Following her departure, Remini became an outspoken critic of Scientology. She wrote a memoir titled "Troublemaker: Surviving Hollywood and Scientology," in which she detailed her experiences within the organization. Additionally, she went on to create and host the Emmy-winning A&E documentary series "Leah Remini: Scientology and the Aftermath," which aired from 2016 to 2019. The show featured firsthand accounts from former Scientologists and aimed to shed light on alleged abuses within the Church. Remini's efforts to expose Scientology's practices and provide a platform for ex-members to share their stories have made her a key figure in the conversation surrounding the controversial organization.

Remini's departure from Scientology and subsequent advocacy have not come without challenges. The Church of Scientology has vehemently denied her claims and launched public relations campaigns to discredit her and those who have spoken out against it; every member of the Church, including her own family, has been instructed to sever complete contact with Remini or risk being expelled from the Church themselves. Despite facing criticism and legal threats, Remini has remained steadfast in her commitment to exposing what she perceives as the truth about Scientology, and her efforts have sparked public discourse and scrutiny of the organization's practices, including the existence of a character known as ‘Lord Xenu’.


The Church of Scientology's belief in Lord Xenu is a central aspect of its cosmology. According to Scientology teachings, Xenu, also known as Xemu, is an ancient extraterrestrial ruler who, approximately 75 million years ago, carried out a galactic genocide on a grand scale. The story, often referred to as the "Xenu narrative," is disclosed to members as part of the church's upper-level secret teachings, specifically within the Operating Thetan (OT) levels.
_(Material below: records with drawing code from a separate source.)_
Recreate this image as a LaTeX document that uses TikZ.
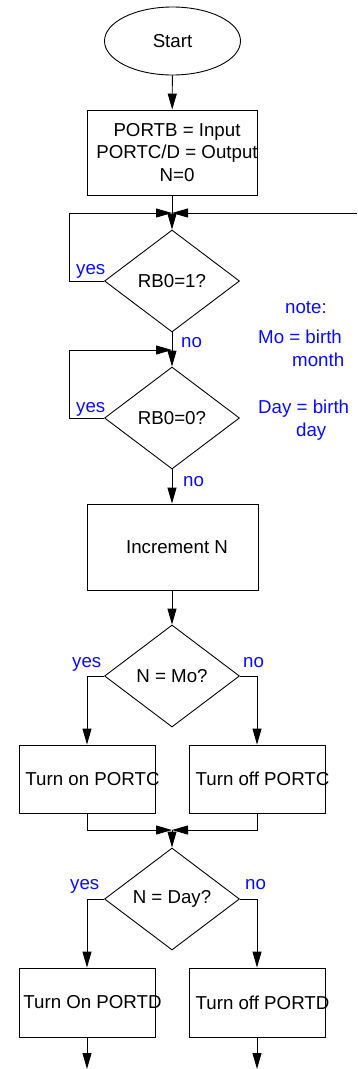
\documentclass[tikz,border=0pt]{standalone}
\usepackage{fontspec}
\setmainfont{Liberation Sans}
\usetikzlibrary{shapes.geometric,arrows.meta}
\definecolor{lbl}{RGB}{10,10,255}
\tikzset{
  x=1pt, y=1pt,
  every node/.style={font=\fontsize{18.7}{22.5}\selectfont},
  line/.style={draw=black, line width=0.9pt},
  flow/.style={line, -{Triangle[length=16pt,width=9pt]}},
  boxshape/.style={draw, line width=0.9pt, rectangle, inner sep=0pt},
  decide/.style={draw, line width=0.9pt, diamond, inner sep=0pt,
    minimum width=135pt, minimum height=102pt},
  btext/.style={inner sep=0pt, align=center},
  tag/.style={text=lbl, inner sep=0pt, anchor=base west},
}
\begin{document}
\begin{tikzpicture}
\useasboundingbox (0,0) rectangle (357,-1069);

% start
\node[draw, line width=0.9pt, ellipse, minimum width=136pt, minimum height=68pt, inner sep=0pt]
  (start) at (172.5,-41) {Start};

% initialisation
\node[boxshape, minimum width=170pt, minimum height=85pt] (init) at (172,-152.5) {};
\node[btext] (initt) at (177,-152.5) {PORTB = Input\\PORTC/D = Output\\N=0};

% wait for RB0 high, then low
\coordinate (m1) at (172,-213);
\coordinate (r1) at (357,-213);
\node[decide] (d1) at (172,-281) {RB0=1?};
\coordinate (m2) at (172,-350);
\node[decide] (d2) at (172,-418) {RB0=0?};

% counter
\node[boxshape, minimum width=171pt, minimum height=86pt] (inc) at (172.5,-547) {};
\node[btext] (inct) at (177,-547) {Increment N};

% month test
\node[decide] (d3) at (172,-676) {N = Mo?};
\node[boxshape, minimum width=136pt, minimum height=68pt] (c1) at (87,-779) {};
\node[btext] (c1t) at (92.5,-779) {Turn on PORTC};
\node[boxshape, minimum width=136pt, minimum height=68pt] (c2) at (257,-779) {};
\node[btext] (c2t) at (262.5,-779) {Turn off PORTC};
\coordinate (m3) at (172,-830);

% day test
\node[decide] (d4) at (172,-899) {N = Day?};
\node[boxshape, minimum width=136pt, minimum height=69pt] (e1) at (87,-1002.5) {};
\node[btext] (e1t) at (92.5,-1002.5) {Turn On PORTD};
\node[boxshape, minimum width=136pt, minimum height=69pt] (e2) at (257,-1002.5) {};
\node[btext] (e2t) at (262.5,-1002.5) {Turn off PORTD};
\coordinate (o1) at (87,-1069);
\coordinate (o2) at (257,-1069);

% connectors
\draw[flow] (start) -- (init);
\draw[line] (init) -- (m1);
\draw[flow] (m1) -- (d1.north);
\draw[flow] (d1.west) -- ++(-35,0) |- (m1);
\draw[flow] (r1) -- (m1);
\draw[line] (d1.south) -- (m2);
\draw[flow] (m2) -- (d2.north);
\draw[flow] (d2.west) -- ++(-35,0) |- (m2);
\draw[flow] (d2.south) -- (inc.north -| d2.south);
\draw[flow] (inc.south -| d3.north) -- (d3.north);
\draw[flow] (d3.west) -| (c1.north);
\draw[flow] (d3.east) -| (c2.north);
\draw[flow] (c1.south) |- (m3);
\draw[flow] (c2.south) |- (m3);
\draw[flow] (m3) -- (d4.north);
\draw[flow] (d4.west) -| (e1.north);
\draw[flow] (d4.east) -| (e2.north);
\draw[flow] (e1.south) -- (o1);
\draw[flow] (e2.south) -- (o2);

% branch labels
\node[tag] (y1) at (76,-274) {yes};
\node[tag] (n1) at (181,-347) {no};
\node[tag] (y2) at (76,-412) {yes};
\node[tag] (n2) at (183,-486) {no};
\node[tag] (y3) at (72,-667) {yes};
\node[tag] (n3) at (243,-667) {no};
\node[tag] (y4) at (70,-889) {yes};
\node[tag] (n4) at (245,-889) {no};

% note
\node[tag] (nt0) at (285,-313) {note:};
\node[tag] (nt1) at (258,-343) {Mo = birth};
\node[tag] (nt2) at (292,-366) {month};
\node[tag] (nt3) at (258,-413) {Day = birth};
\node[tag] (nt4) at (296,-436) {day};
\end{tikzpicture}
\end{document}
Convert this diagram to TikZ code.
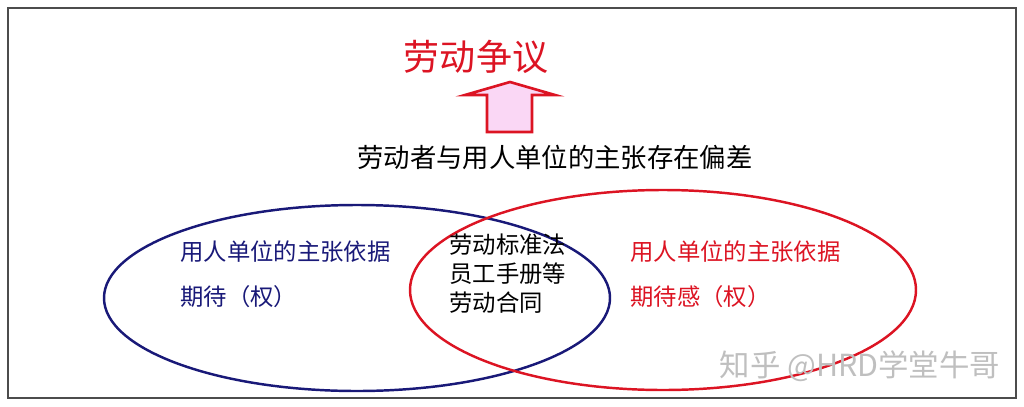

As the narrative goes, Xenu, faced with overpopulation in his Galactic Confederacy, sought a drastic solution. He gathered billions of people, transported them to Earth (then known as Teegeeack), and placed them around volcanoes. These individuals were then exterminated using hydrogen bombs, trapping their disembodied spirits, or thetans, which were subsequently subjected to a form of brainwashing to prevent them from returning. According to Scientology doctrine, these traumatized thetans now inhabit human bodies, influencing the thoughts and behaviors of individuals without their knowledge.

Critics of the Church often reference this tale in argument that the story is such a bizarre and implausible element of the church's belief system, that it alone can be seen as evidence of the organization's lack of credibility. The Church of Scientology, on the other hand, has been known to fiercely defend these teachings, asserting that they are sacred and protected religious beliefs. The secrecy surrounding the Xenu narrative and the church's aggressive legal tactics against those who attempt to reveal it have long since been plagued with a lack of secrecy that is so prevalent that it borders on humourous; imagine spending billions of dollars to hide a secret that ends up becoming the plot of a South Park episode.

While Scientology claims to offer a path to spiritual enlightenment and self-improvement, its methods and practices speak for themselves; it is nothing more than a pyramid scheme built upon the ramblings of a sociopathic science fiction author. Former members have spoken out against the church, alleging abusive practices and manipulation. The legal battles and public relations campaigns waged by the Church of Scientology to defend its image further add to the destructive microeconomy that stems from the Church and endlessly begs to be fed further to pay for its lies. Ultimately, the intersectionality of Hollywood’s entertainment industry and the controversy surrounding Scientology underscores the endlessly shady connections that Hollywood seems to find itself forever embroiled within. From the Israeli Defense Forces to sexual predators to Scientologists, Hollywood continually proves its devotion to those who embody the worst of humanity.